▶ [Supplied material]
☆ ☆ ☆

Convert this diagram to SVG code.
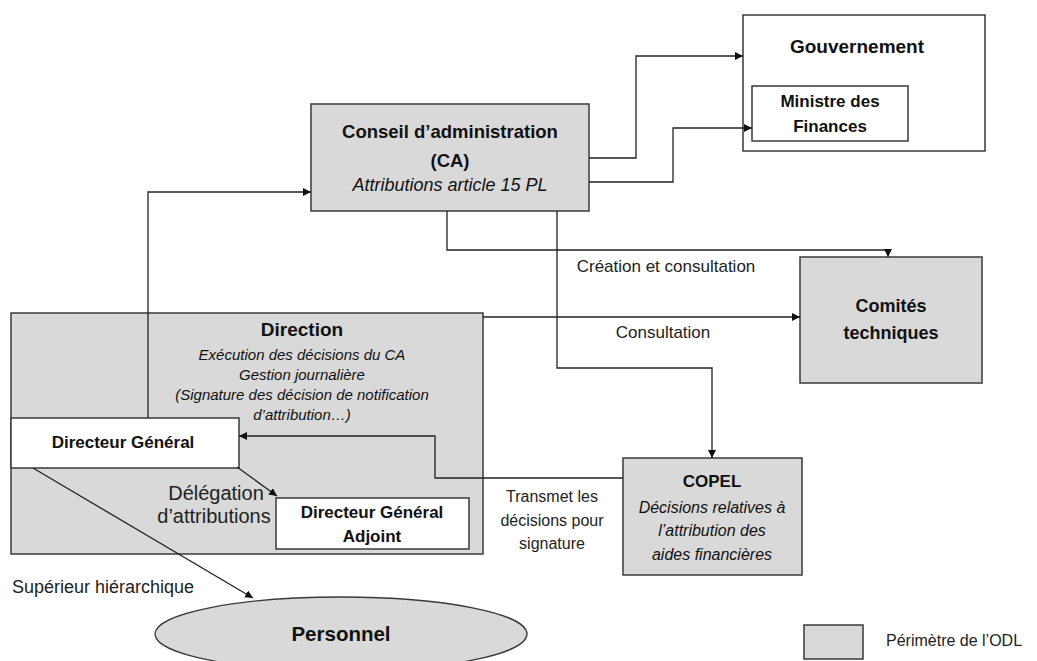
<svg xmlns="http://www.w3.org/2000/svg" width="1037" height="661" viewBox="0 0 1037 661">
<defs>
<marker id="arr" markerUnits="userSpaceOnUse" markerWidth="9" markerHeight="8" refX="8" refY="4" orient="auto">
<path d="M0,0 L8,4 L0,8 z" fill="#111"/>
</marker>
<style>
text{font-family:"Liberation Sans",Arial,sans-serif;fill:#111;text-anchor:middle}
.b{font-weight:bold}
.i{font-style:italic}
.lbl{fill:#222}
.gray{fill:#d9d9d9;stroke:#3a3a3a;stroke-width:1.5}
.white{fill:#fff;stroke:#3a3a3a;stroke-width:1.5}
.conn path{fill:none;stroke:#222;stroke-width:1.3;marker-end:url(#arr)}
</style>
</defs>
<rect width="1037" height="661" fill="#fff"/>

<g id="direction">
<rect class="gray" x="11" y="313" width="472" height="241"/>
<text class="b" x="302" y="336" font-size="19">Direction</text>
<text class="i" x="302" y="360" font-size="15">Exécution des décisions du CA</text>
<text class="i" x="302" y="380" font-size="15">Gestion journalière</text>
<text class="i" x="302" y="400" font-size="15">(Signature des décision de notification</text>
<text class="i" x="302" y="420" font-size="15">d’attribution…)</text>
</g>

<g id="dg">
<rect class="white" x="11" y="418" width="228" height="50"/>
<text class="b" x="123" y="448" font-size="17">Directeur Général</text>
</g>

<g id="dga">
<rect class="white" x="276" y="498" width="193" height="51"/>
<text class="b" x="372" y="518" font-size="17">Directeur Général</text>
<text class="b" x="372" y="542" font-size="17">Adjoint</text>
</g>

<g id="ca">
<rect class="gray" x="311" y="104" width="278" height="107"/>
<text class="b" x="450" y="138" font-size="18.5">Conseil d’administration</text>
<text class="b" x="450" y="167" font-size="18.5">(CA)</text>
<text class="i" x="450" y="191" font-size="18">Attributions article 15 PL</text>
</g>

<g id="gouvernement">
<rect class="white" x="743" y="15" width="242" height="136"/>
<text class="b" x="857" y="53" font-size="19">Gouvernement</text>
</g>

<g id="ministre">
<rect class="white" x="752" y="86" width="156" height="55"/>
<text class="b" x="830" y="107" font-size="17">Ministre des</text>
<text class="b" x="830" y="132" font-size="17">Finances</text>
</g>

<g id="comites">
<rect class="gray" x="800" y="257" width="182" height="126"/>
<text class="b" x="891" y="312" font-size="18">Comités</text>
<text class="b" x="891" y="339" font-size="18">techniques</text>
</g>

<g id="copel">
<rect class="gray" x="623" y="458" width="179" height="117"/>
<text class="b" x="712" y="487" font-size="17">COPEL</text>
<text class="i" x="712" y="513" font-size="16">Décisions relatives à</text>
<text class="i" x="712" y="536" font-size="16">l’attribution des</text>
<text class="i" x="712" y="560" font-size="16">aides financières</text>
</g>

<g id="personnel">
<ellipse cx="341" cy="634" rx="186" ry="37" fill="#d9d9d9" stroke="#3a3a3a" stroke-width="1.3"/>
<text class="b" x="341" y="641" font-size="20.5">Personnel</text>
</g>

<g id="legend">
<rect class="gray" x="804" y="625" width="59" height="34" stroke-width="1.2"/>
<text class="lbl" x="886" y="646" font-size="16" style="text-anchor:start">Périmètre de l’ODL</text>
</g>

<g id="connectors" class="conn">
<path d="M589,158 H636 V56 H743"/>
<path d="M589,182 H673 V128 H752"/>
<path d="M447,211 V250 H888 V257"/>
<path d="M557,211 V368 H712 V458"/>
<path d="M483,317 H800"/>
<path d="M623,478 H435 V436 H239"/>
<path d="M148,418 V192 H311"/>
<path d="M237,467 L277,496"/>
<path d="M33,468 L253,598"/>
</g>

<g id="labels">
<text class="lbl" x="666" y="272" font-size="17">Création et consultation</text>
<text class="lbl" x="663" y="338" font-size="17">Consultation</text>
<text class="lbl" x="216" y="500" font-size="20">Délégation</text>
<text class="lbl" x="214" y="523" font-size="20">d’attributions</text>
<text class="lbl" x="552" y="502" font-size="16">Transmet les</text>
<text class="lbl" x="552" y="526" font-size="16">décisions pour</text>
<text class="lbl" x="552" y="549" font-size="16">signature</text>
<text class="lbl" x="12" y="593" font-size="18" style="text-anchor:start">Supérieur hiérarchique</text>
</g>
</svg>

☆ ☆ ☆

▶ [Job]
Your task is to repeat the data above exactly while excluding the pictures.

▶ [Exercise result]
Convert this diagram to SVG code.
<svg xmlns="http://www.w3.org/2000/svg" width="1037" height="661" viewBox="0 0 1037 661">
<defs>
<marker id="arr" markerUnits="userSpaceOnUse" markerWidth="9" markerHeight="8" refX="8" refY="4" orient="auto">
<path d="M0,0 L8,4 L0,8 z" fill="#111"/>
</marker>
<style>
text{font-family:"Liberation Sans",Arial,sans-serif;fill:#111;text-anchor:middle}
.b{font-weight:bold}
.i{font-style:italic}
.lbl{fill:#222}
.gray{fill:#d9d9d9;stroke:#3a3a3a;stroke-width:1.5}
.white{fill:#fff;stroke:#3a3a3a;stroke-width:1.5}
.conn path{fill:none;stroke:#222;stroke-width:1.3;marker-end:url(#arr)}
</style>
</defs>
<rect width="1037" height="661" fill="#fff"/>

<g id="direction">
<rect class="gray" x="11" y="313" width="472" height="241"/>
<text class="b" x="302" y="336" font-size="19">Direction</text>
<text class="i" x="302" y="360" font-size="15">Exécution des décisions du CA</text>
<text class="i" x="302" y="380" font-size="15">Gestion journalière</text>
<text class="i" x="302" y="400" font-size="15">(Signature des décision de notification</text>
<text class="i" x="302" y="420" font-size="15">d’attribution…)</text>
</g>

<g id="dg">
<rect class="white" x="11" y="418" width="228" height="50"/>
<text class="b" x="123" y="448" font-size="17">Directeur Général</text>
</g>

<g id="dga">
<rect class="white" x="276" y="498" width="193" height="51"/>
<text class="b" x="372" y="518" font-size="17">Directeur Général</text>
<text class="b" x="372" y="542" font-size="17">Adjoint</text>
</g>

<g id="ca">
<rect class="gray" x="311" y="104" width="278" height="107"/>
<text class="b" x="450" y="138" font-size="18.5">Conseil d’administration</text>
<text class="b" x="450" y="167" font-size="18.5">(CA)</text>
<text class="i" x="450" y="191" font-size="18">Attributions article 15 PL</text>
</g>

<g id="gouvernement">
<rect class="white" x="743" y="15" width="242" height="136"/>
<text class="b" x="857" y="53" font-size="19">Gouvernement</text>
</g>

<g id="ministre">
<rect class="white" x="752" y="86" width="156" height="55"/>
<text class="b" x="830" y="107" font-size="17">Ministre des</text>
<text class="b" x="830" y="132" font-size="17">Finances</text>
</g>

<g id="comites">
<rect class="gray" x="800" y="257" width="182" height="126"/>
<text class="b" x="891" y="312" font-size="18">Comités</text>
<text class="b" x="891" y="339" font-size="18">techniques</text>
</g>

<g id="copel">
<rect class="gray" x="623" y="458" width="179" height="117"/>
<text class="b" x="712" y="487" font-size="17">COPEL</text>
<text class="i" x="712" y="513" font-size="16">Décisions relatives à</text>
<text class="i" x="712" y="536" font-size="16">l’attribution des</text>
<text class="i" x="712" y="560" font-size="16">aides financières</text>
</g>

<g id="personnel">
<ellipse cx="341" cy="634" rx="186" ry="37" fill="#d9d9d9" stroke="#3a3a3a" stroke-width="1.3"/>
<text class="b" x="341" y="641" font-size="20.5">Personnel</text>
</g>

<g id="legend">
<rect class="gray" x="804" y="625" width="59" height="34" stroke-width="1.2"/>
<text class="lbl" x="886" y="646" font-size="16" style="text-anchor:start">Périmètre de l’ODL</text>
</g>

<g id="connectors" class="conn">
<path d="M589,158 H636 V56 H743"/>
<path d="M589,182 H673 V128 H752"/>
<path d="M447,211 V250 H888 V257"/>
<path d="M557,211 V368 H712 V458"/>
<path d="M483,317 H800"/>
<path d="M623,478 H435 V436 H239"/>
<path d="M148,418 V192 H311"/>
<path d="M237,467 L277,496"/>
<path d="M33,468 L253,598"/>
</g>

<g id="labels">
<text class="lbl" x="666" y="272" font-size="17">Création et consultation</text>
<text class="lbl" x="663" y="338" font-size="17">Consultation</text>
<text class="lbl" x="216" y="500" font-size="20">Délégation</text>
<text class="lbl" x="214" y="523" font-size="20">d’attributions</text>
<text class="lbl" x="552" y="502" font-size="16">Transmet les</text>
<text class="lbl" x="552" y="526" font-size="16">décisions pour</text>
<text class="lbl" x="552" y="549" font-size="16">signature</text>
<text class="lbl" x="12" y="593" font-size="18" style="text-anchor:start">Supérieur hiérarchique</text>
</g>
</svg>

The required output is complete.